It is a relatively nascent segment within the broader fintech sector, but investments in insurance-tech have soared in the first quarter of 2016. Is insurance-tech the next big thing?
According to CB Insights, the first quarter of 2016 saw early stage investments break all previous records for the same period in previous years. Over $55 million has been invested in insurance-tech so far this year.
Currently, there are around 130 insurance-tech startups being tracked by CB Insights that have raised a collective $3.5 billion from an assortment of venture capital investors, insurance carriers, and re-insurers.
CB Insights posted a breakdown by sub-sector here.
What exactly is insurance-tech?
Insurance-tech is not only private startup insurance companies and companies making insurance-related software for ie. analytical and administrative services. Many insurance-tech companies also make consumer insurance products such as mobile insurance management. Insurance-tech also includes innovation within insurance itself, such as the growing market of private p2p insurance, which some argue goes back to the very roots of insurance itself, and startups working on new insurance products that cover things like the burgeoning sharing economy.
Insurance-tech in the Nordics
The Nordic countries have been surprisingly slow to jump on the insurance-tech wagon, considering social insurance schemes in the region are standard, and characterized by universal coverage and high income loss compensations.
Although there is a strong emphasis on the role of the state, insurance models in the Nordics are predominantly individualistic in character, and therefore ripe for disruption.
The public sectors in the Nordics have also been open to innovation, with a high share of public organizations purchasing research and development or consulting services from businesses in connection with innovation activities.

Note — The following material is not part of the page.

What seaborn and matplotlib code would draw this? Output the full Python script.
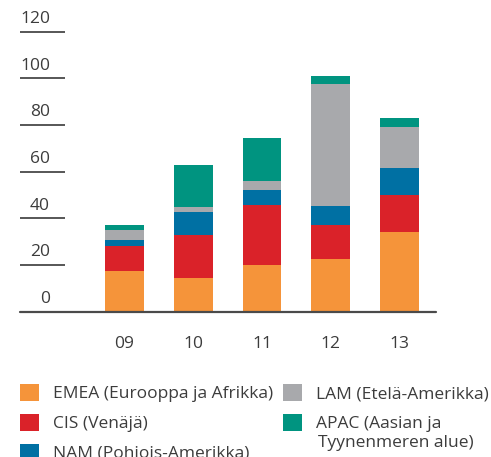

In fact, welfare-tech, also strongly tied to the public sector and often closely related to insurance, is a growing startup industry cluster.
While interest has risen, and Startup Bootcamp brought their insurance accelerator to Copenhagen in 2015, only a few Nordic companies in this segment have made much impact, including Sweden’s Coface and Denmark’s Comparo.
But the tides may be changing. Recently, Oslo-based insurance-tech star Cloud Insurance, who offer a globally scalable platform for the insurance industry, raised 1,012,500 NOK to become the first Norwegian equity crowdfunding round by Invesdor.
Perhaps next year will see a new industry cluster arise.